The history behind West Papua’s resurgent political dissent

The history behind West Papua’s resurgent political dissent

As political unrest and civil violence again grip Indonesia’s eastern Papua provinces – what is the history behind the resurgent discontent of the region’s Indigenous people?

BY TOM STAYNER

A resurgence of rebellion among West Papuans demanding independence for their native homelands is again gripping Indonesia’s easternmost provinces.

Thousands have taken to the streets across several districts in the territories of Papua and West Papua over the past fortnight.

The deadly protests have resulted in the torching of government buildings, clashes with police, mass arrests and dozens of deaths and injuries.

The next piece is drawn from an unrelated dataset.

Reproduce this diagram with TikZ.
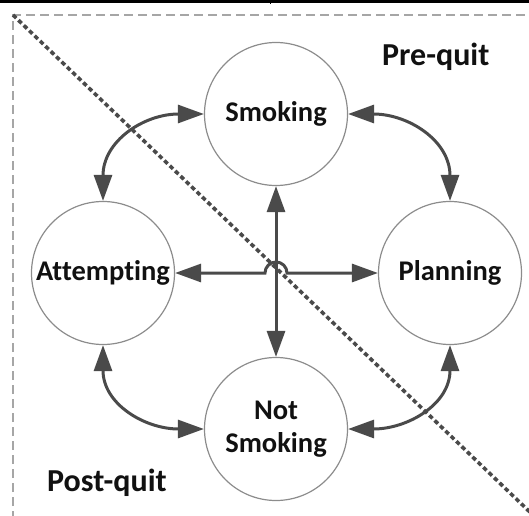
\documentclass[tikz,border=0pt]{standalone}
\usepackage{fontspec}
\setmainfont{Carlito}[RawFeature=-liga]
\usetikzlibrary{arrows.meta}
\definecolor{linkgray}{HTML}{4A4A4A}
\definecolor{ringgray}{HTML}{8C8C8C}
\definecolor{framegray}{HTML}{A6A6A6}
\definecolor{inkblack}{HTML}{111111}
\tikzset{
  state/.style={circle, draw=ringgray, line width=1.2pt, minimum size=143pt,
    inner sep=0pt, font=\fontsize{28.5}{33}\selectfont\bfseries, text=inkblack, align=center},
  zone/.style={font=\fontsize{32}{38}\selectfont\bfseries, text=inkblack, inner sep=0pt},
  link/.style={draw=linkgray, line width=3pt,
    {Triangle[length=26pt,width=18pt]}-{Triangle[length=26pt,width=18pt]}},
}
\begin{document}
\begin{tikzpicture}[x=1pt,y=1pt]
\useasboundingbox (0,0) rectangle (529,515);
\clip (0,0) rectangle (529,515);
% rule of the table above
\draw[black, line width=2.2pt] (0,513.5) -- (529,513.5);
\draw[black, line width=1pt] (270,515) -- (270,511);
% dashed frame
\draw[framegray, line width=1.4pt, dash pattern=on 9pt off 5pt]
  (13,-5) -- (13,500) -- (540,500);
% dotted diagonal separating pre-quit and post-quit
\draw[linkgray, line width=3.6pt, dash pattern=on 4.5pt off 3pt]
  (13,500) -- (534,-1);
% states
\node[state] (S) at (276,401) {Smoking};
\node[state] (A) at (103,242) {Attempting};
\node[state] (P) at (450,242) {Planning};
\node[state] (N) at (276,86) {Not\\Smoking};
\coordinate (hopL) at (265,242);
% zone labels
\node[zone, anchor=base west] (pre) at (382,449) {Pre-quit};
\node[zone, anchor=base west] (post) at (47,24) {Post-quit};
% curved transitions
\draw[link] (S.west) to[out=180,in=90,looseness=1.15] (A.north);
\draw[link] (S.east) to[out=0,in=90,looseness=1.15] (P.north);
\draw[link] (A.south) to[out=-90,in=180,looseness=1.15] (N.west);
\draw[link] (P.south) to[out=-90,in=0,looseness=1.15] (N.east);
% central cross
\draw[link] (S.south) -- (N.north);
\draw[link] (A.east) -- (hopL) arc[start angle=180, end angle=0, radius=11pt] -- (P.west);
\end{tikzpicture}
\end{document}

Social media videos from the region depict these scenes to the outside world – despite an earlier internet shutdown enforced by Indonesian authorities.

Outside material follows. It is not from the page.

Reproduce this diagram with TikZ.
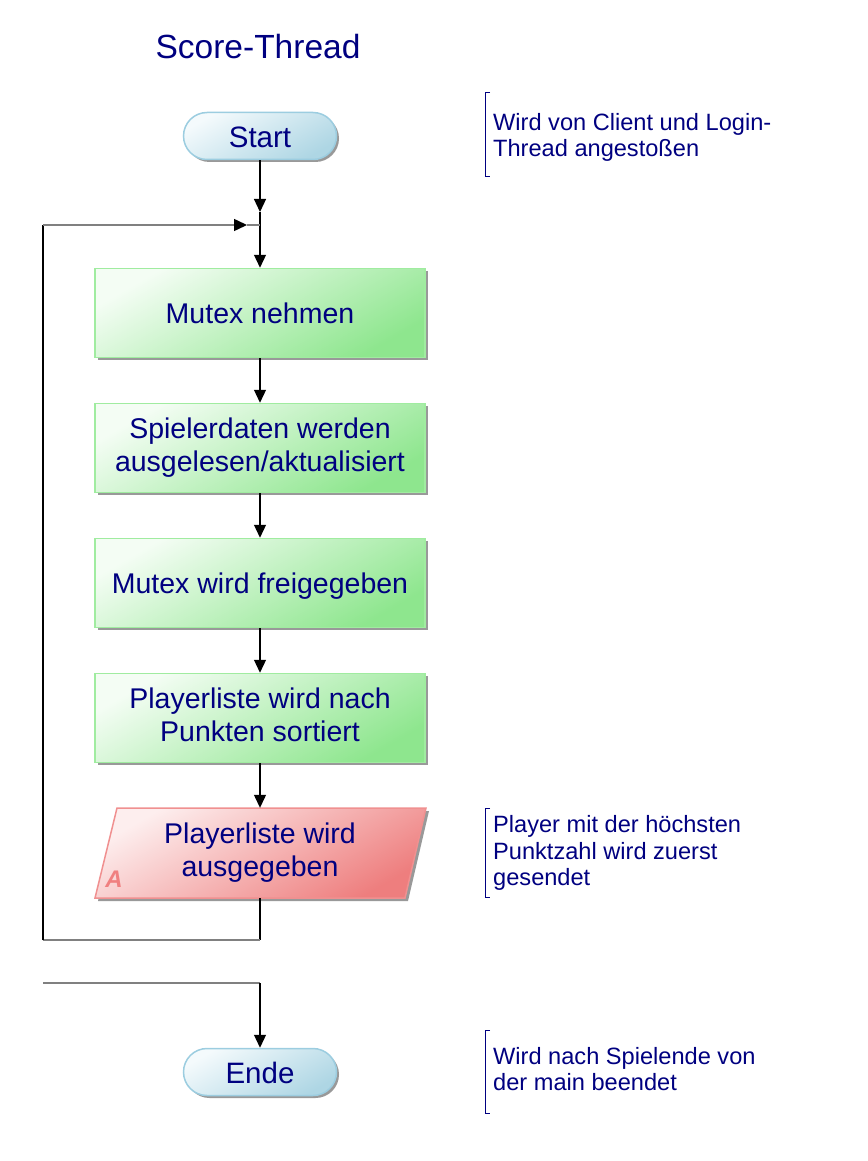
\documentclass[tikz,border=0pt]{standalone}
\usepackage{fontspec}
\setmainfont{Liberation Sans}
\usetikzlibrary{arrows.meta,shapes.misc,shadows,calc}
\definecolor{navy}{RGB}{0,0,128}
\definecolor{ga}{HTML}{F4FDF4}
\definecolor{gb}{HTML}{8EE68E}
\definecolor{gborder}{HTML}{A0ECA0}
\definecolor{pilla}{HTML}{F4FAFC}
\definecolor{pillb}{HTML}{AED6E4}
\definecolor{pillborder}{HTML}{9CCDE0}
\definecolor{ra}{HTML}{FDEEEE}
\definecolor{rb}{HTML}{EE7E7E}
\definecolor{rborder}{HTML}{F09090}
\definecolor{alab}{HTML}{F08080}
\definecolor{hline}{HTML}{808080}
\newcommand\lnstrutA{\rule{0pt}{\dimexpr0.905em+2pt\relax}}
\newcommand\lnstrutB{\rule[-0.212em]{0pt}{0.212em}}
\tikzset{
  shad/.style={drop shadow={shadow xshift=2.5pt,shadow yshift=-2.5pt,fill=black!40,opacity=1}},
  struts/.style={execute at begin node=\lnstrutA, execute at end node=\lnstrutB},
  pill/.style={rounded rectangle, minimum width=153pt, minimum height=47pt, inner sep=0pt,
    draw=pillborder, line width=1.5pt, top color=pilla, bottom color=pillb, shading angle=30, shad,
    font=\fontsize{29.5}{33}\selectfont, text=navy, struts},
  proc/.style={rectangle, minimum width=330pt, minimum height=89pt, inner sep=0pt,
    draw=gborder, line width=1.5pt, top color=ga, bottom color=gb, shading angle=30, shad,
    font=\fontsize{28.5}{33}\selectfont, text=navy, align=center, struts},
  ptext/.style={rectangle, minimum width=331pt, minimum height=90pt, inner sep=0pt,
    font=\fontsize{28.5}{33}\selectfont, text=navy, align=center, struts},
  note/.style={anchor=west, align=left, inner sep=0pt, font=\fontsize{23.6}{26.5}\selectfont, text=navy, struts},
  bracket/.style={draw=navy, line width=1pt},
  tip/.style={-{Triangle[length=13pt,width=12pt,color=black]}},
  arr/.style={tip, line width=1.2pt, black},
  vline/.style={line width=1.2pt, black},
  hl/.style={line width=1.5pt, hline},
}
\begin{document}
\begin{tikzpicture}[x=1pt,y=-1pt]
\useasboundingbox (0,0) rectangle (867,1161);

% title
\node[font=\fontsize{33.5}{36}\selectfont, text=navy] (title) at (258,47) {Score-Thread};

% nodes
\node[pill] (start) at (260,136) {Start};
\node[proc] (m1) at (260,313) {Mutex nehmen};
\node[proc] (m2) at (260,448) {Spielerdaten werden\\ausgelesen/aktualisiert};
\node[proc] (m3) at (260,583) {Mutex wird freigegeben};
\node[proc] (m4) at (260,718) {Playerliste wird nach\\Punkten sortiert};

% parallelogram
\fill[black!40] (120,811) -- (429,811) -- (408,901) -- (98,901) -- cycle;
\path[draw=rborder, line width=1.5pt, top color=ra, bottom color=rb, shading angle=30]
  (117,808) -- (426,808) -- (405,898) -- (95,898) -- cycle;
\node[ptext] (out) at (260,853) {Playerliste wird\\ausgegeben};
\node[font=\fontsize{24}{24}\selectfont\bfseries\itshape, text=alab] (alabel) at (114,879) {A};

\node[pill] (ende) at (260,1072) {Ende};

% connectors
\coordinate (ja) at (260,212);
\coordinate (j) at (260,225);
\coordinate (la) at (247,225);
\coordinate (l1) at (260,940);
\coordinate (l2) at (43,940);
\coordinate (l3) at (43,225);
\coordinate (e1) at (43,983);
\coordinate (e2) at (260,983);

\draw[arr] (start.south) -- (ja);
\draw[vline] (ja) -- (j);
\draw[arr] (j) -- (m1.north);
\draw[arr] (m1.south) -- (m2.north);
\draw[arr] (m2.south) -- (m3.north);
\draw[arr] (m3.south) -- (m4.north);
\draw[arr] (m4.south) -- (out.north);

\draw[vline] (out.south) -- (l1);
\draw[hl] (l1) -- (l2);
\draw[vline] (l2) -- (l3);
\draw[hl, tip] (l3) -- (la);
\draw[hl] (la) -- (j);

\draw[hl] (e1) -- (e2);
\draw[arr] (e2) -- (ende.north);

% notes
\draw[bracket] (490,93) -- (485,93) -- (485,177) -- (490,177);
\node[note] (n1) at (493,137.5) {Wird von Client und Login-\\Thread angestoßen};
\draw[bracket] (490,808) -- (485,808) -- (485,897) -- (490,897);
\node[note] (n2) at (493,853) {Player mit der höchsten\\Punktzahl wird zuerst\\gesendet};
\draw[bracket] (490,1030) -- (485,1030) -- (485,1113) -- (490,1113);
\node[note] (n3) at (493,1071.5) {Wird nach Spielende von\\der main beendet};
\end{tikzpicture}
\end{document}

Indonesia’s control of the territory has long been a flashpoint of tensions with Indigenous locals with low-level conflict and independence movements simmering for decades.

Papuan activists shout slogans during a rally in Jakarta, Indonesia, 22 August 2019.

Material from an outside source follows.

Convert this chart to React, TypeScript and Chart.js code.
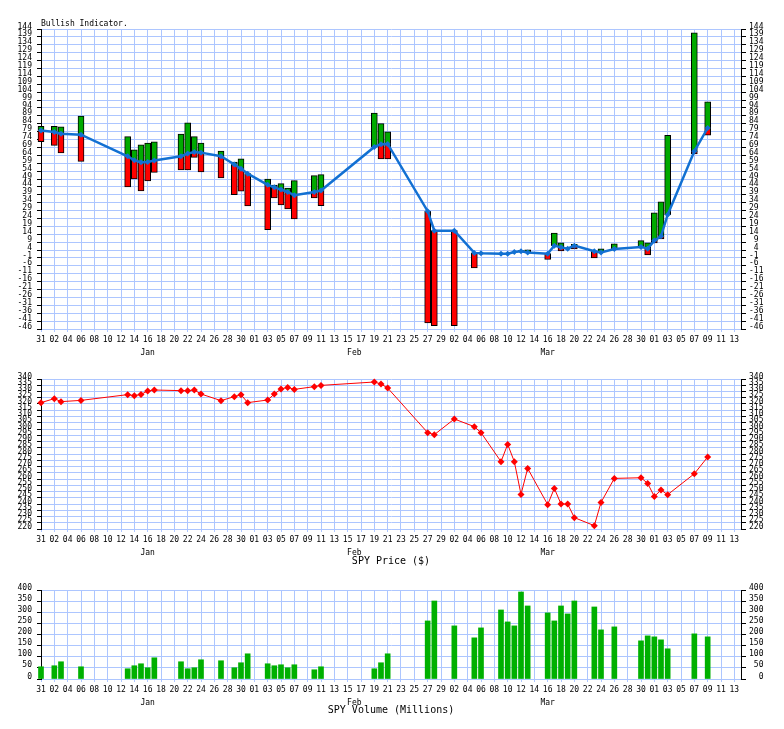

Papuan activists shout slogans during a rally in Jakarta, Indonesia, 22 August 2019.EPA

West Papua’s Colonial History

The Indonesian provinces of Papua and West Papua – known commonly as just West Papua –  are located north of Australia on the western part of the island of New Guinea.  

This region – native to Melanesian Papuans – became a Dutch territory when it was formally colonised by the Netherlands in 1898.

But when the Republic of Indonesia became an independent state from the remnants of Dutch control in 1949 its future became disputed.

West Papua did not join the rest of Indonesia that won autonomy from the Netherlands because this territory was seen as being geographically and ethnically distinct.

As the Netherlands prepared their withdrawal from the region during the 1950s – native Papuans would declare their own independence in 1961.

The indigenous people holding a congress where their Morning Star flag – now a symbol of the Papuan independence movement – was raised.

Papuan students shout slogans during a rally near the presidential palace in Jakarta, Indonesia, Wednesday, Aug. 28, 2019.

Papuan students shout slogans during a rally near the presidential palace in Jakarta, Indonesia, Wednesday, Aug. 28, 2019.AP

‘New York Agreement’

However, the Indonesia government’s desire for ownership of all the former Dutch Asia Pacific colonies meant that it also laid claim over the resource-rich region.